What Does the U.S. Decision on the North American Trade Deal Mean for You?
Recent news about the United States' decision regarding the United States-Mexico-Canada Agreement (USMCA) has naturally raised questions and some anxiety about the future of trade, jobs, and prices across North America. When major trade agreements are in the spotlight, it is completely normal to worry about how these high-level political decisions might ripple down to your household budget. However, it is important to understand that this step is a built-in part of the agreement’s design, rather than a sudden economic crisis.
To help bring clarity and peace of mind, we have broken down the facts of this decision, what it actually means for the timeline of the trade deal, and how it impacts everyday people.
Understanding the U.S. Trade Decision: Questions & Answers
What exactly did the U.S. decide regarding the North American trade deal?
The U.S. government decided not to immediately extend the lifespan of the United States-Mexico-Canada Agreement (USMCA) during its scheduled joint review. The USMCA, which replaced NAFTA in 2020, has a "sunset clause" requiring the three nations to review the deal every six years. By declining an automatic 16-year extension at this juncture, the U.S. has formally signaled that it wants to renegotiate specific terms and address ongoing economic concerns before committing to a longer-term renewal.
Does this mean the trade agreement is ending immediately?
No, the agreement is not ending anytime soon. This is perhaps the most reassuring piece of news for consumers and business owners. The USMCA remains fully active and legally binding. Even without the extension, the current agreement is set to last until at least 2036. By declining the automatic extension now, the three nations simply enter a phase of annual reviews where they will negotiate adjustments. There is a ten-year window to resolve differences and extend the deal.
Why is the U.S. seeking changes to the agreement now?
Trade dynamics have evolved significantly since the deal was first signed.
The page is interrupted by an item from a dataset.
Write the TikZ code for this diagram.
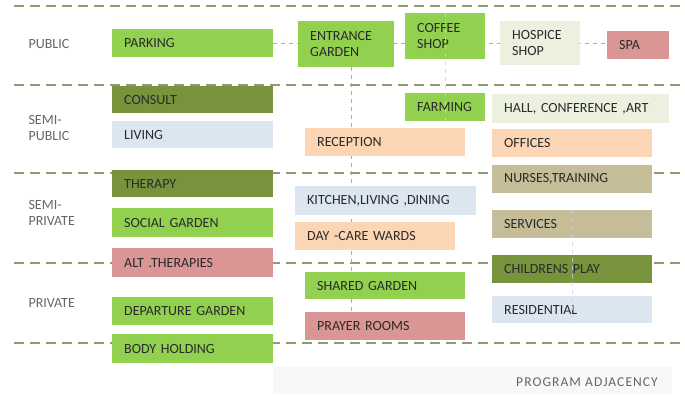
\documentclass[tikz,border=0pt]{standalone}
\usepackage{fontspec}
\setmainfont{Carlito}
\usetikzlibrary{backgrounds}
\definecolor{gA}{HTML}{92D050}
\definecolor{gD}{HTML}{77933C}
\definecolor{lb}{HTML}{DCE6F1}
\definecolor{pc}{HTML}{FCD5B4}
\definecolor{pk}{HTML}{DA9694}
\definecolor{tn}{HTML}{C4BD97}
\definecolor{lg}{HTML}{EBF1DE}
\definecolor{txt}{HTML}{2A2A2A}
\definecolor{zonec}{HTML}{666666}
\definecolor{divc}{HTML}{8E9B74}
\definecolor{connc}{HTML}{A8A8A8}
\definecolor{bandc}{HTML}{F8F8F8}
\tikzset{
  progbox/.style={anchor=north west, inner xsep=12pt, inner ysep=0pt, align=left,
    font=\fontsize{14}{15.5}\selectfont, text=txt},
  divider/.style={draw=divc, line width=2.4pt, dash pattern=on 10pt off 6pt},
  conn/.style={draw=connc, line width=0.9pt, dash pattern=on 4pt off 4pt},
  connover/.style={draw=white!65!gray, line width=0.9pt, dash pattern=on 4pt off 4pt, opacity=0.8},
  zone/.style={anchor=west, align=left, text=zonec, font=\fontsize{14}{16}\selectfont},
}
\newcommand\progbox[7]{%
  \pgfmathsetmacro\pbh{#6-#4}\pgfmathsetmacro\pbw{#5-#3-24}%
  \node[progbox, fill=#2, minimum height=\pbh pt, text width=\pbw pt] (#1) at (#3,#4) {#7};}
\begin{document}
\begin{tikzpicture}[x=1pt,y=-1pt]
\useasboundingbox (0,0) rectangle (685,394);
% zone labels
\node[zone] (zpublic) at (25,44) {PUBLIC};
\node[zone] (zsemipublic) at (25,128) {SEMI-\\PUBLIC};
\node[zone] (zsemiprivate) at (25,213) {SEMI-\\PRIVATE};
\node[zone] (zprivate) at (25,303) {PRIVATE};
% boxes
\progbox{parking}{gA}{112}{29}{273}{57}{PARKING}
\progbox{entrance}{gA}{298}{21}{394}{67}{ENTRANCE\\GARDEN}
\progbox{coffee}{gA}{405}{13}{485}{59}{COFFEE\\SHOP}
\progbox{hospice}{lg}{500}{21}{580}{65}{HOSPICE\\SHOP}
\progbox{spa}{pk}{607}{31}{669}{59}{SPA}
\progbox{consult}{gD}{112}{86}{273}{113}{CONSULT}
\progbox{living}{lb}{112}{121}{273}{148}{LIVING}
\progbox{therapy}{gD}{112}{170}{273}{197}{THERAPY}
\progbox{social}{gA}{112}{208}{273}{237}{SOCIAL GARDEN}
\progbox{alt}{pk}{112}{248}{273}{277}{ALT .THERAPIES}
\progbox{departure}{gA}{112}{297}{273}{325}{DEPARTURE GARDEN}
\progbox{body}{gA}{112}{334}{273}{363}{BODY HOLDING}
\progbox{farming}{gA}{405}{93}{485}{121}{FARMING}
\progbox{hall}{lg}{492}{94}{669}{123}{HALL, CONFERENCE ,ART}
\progbox{reception}{pc}{305}{128}{465}{156}{RECEPTION}
\progbox{offices}{pc}{492}{129}{652}{157}{OFFICES}
\progbox{nurses}{tn}{492}{165}{652}{193}{NURSES,TRAINING}
\progbox{kitchen}{lb}{295}{186}{476}{215}{KITCHEN,LIVING ,DINING}
\progbox{daycare}{pc}{295}{222}{455}{250}{DAY -CARE WARDS}
\progbox{services}{tn}{492}{210}{652}{238}{SERVICES}
\progbox{children}{gD}{492}{255}{652}{283}{CHILDRENS PLAY}
\progbox{residential}{lb}{492}{296}{652}{323}{RESIDENTIAL}
\progbox{shared}{gA}{305}{272}{465}{299}{SHARED GARDEN}
\progbox{prayer}{pk}{305}{312}{465}{340}{PRAYER ROOMS}
% things behind the boxes
\begin{scope}[on background layer]
  \fill[white] (0,0) rectangle (685,394);
  \fill[bandc] (273,367) rectangle (672,394);
  \foreach \yy in {6,85,173,263,343}
    \draw[divider] (14,\yy) -- (680,\yy);
  \draw[conn] (parking.east) -- (spa.west |- parking.east);
  \draw[conn] ([xshift=5pt]entrance.south) -- ([xshift=5pt]entrance.south |- prayer.north);
\end{scope}
% connectors over boxes
\draw[connover] (coffee.north) -- (farming.south);
\draw[connover] (services.north) -- (residential.south);
% caption
\node[anchor=base east, text=zonec, font=\fontsize{13.5}{15}\selectfont\addfontfeature{LetterSpace=8}, inner sep=0pt] (caption) at (658,386) {PROGRAM ADJACENCY};
\end{tikzpicture}
\end{document}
The U.S. is seeking updates to address several key issues, including:
- Automotive Rules of Origin: Ensuring more car parts are manufactured within North America, particularly to counter the rise of third-party investments in the region.
- Labor and Environmental Standards: Strengthening protections to ensure fair competition and sustainable practices across borders.
- Digital Trade and Emerging Technologies: Updating rules to better reflect the rapid growth of the digital economy and artificial intelligence since 2020.
How will this affect everyday consumers and prices?
In the short term, everyday consumers are highly unlikely to see any immediate impact on the price or availability of goods. Because the current rules remain in place, grocery store items, vehicles, and electronics will continue to cross borders under the established tax-free or low-tariff guidelines. The goal of these negotiations is to stabilize and strengthen the regional economy over the long term, not to disrupt daily life.
What are the next steps in this process?
The decision starts a structured process of diplomatic discussions. Representatives from the U.S., Canada, and Mexico will meet regularly to draft amendments and resolve disputes. If they reach an agreement on the proposed changes, they can choose to extend the deal at any point during the annual review cycle, resetting the clock for another 16 years.
Key Takeaways for Moving Forward
While headlines about trade disputes can sound alarming, this situation is a standard diplomatic procedure rather than an economic emergency. Here is what to keep in mind:
- The USMCA remains fully operational, and cross-border trade continues as normal.
- The decision is a strategic move to renegotiate terms, not a termination of the partnership.
- There is a safe decade-long buffer (until 2036) for the three countries to reach a mutually beneficial compromise.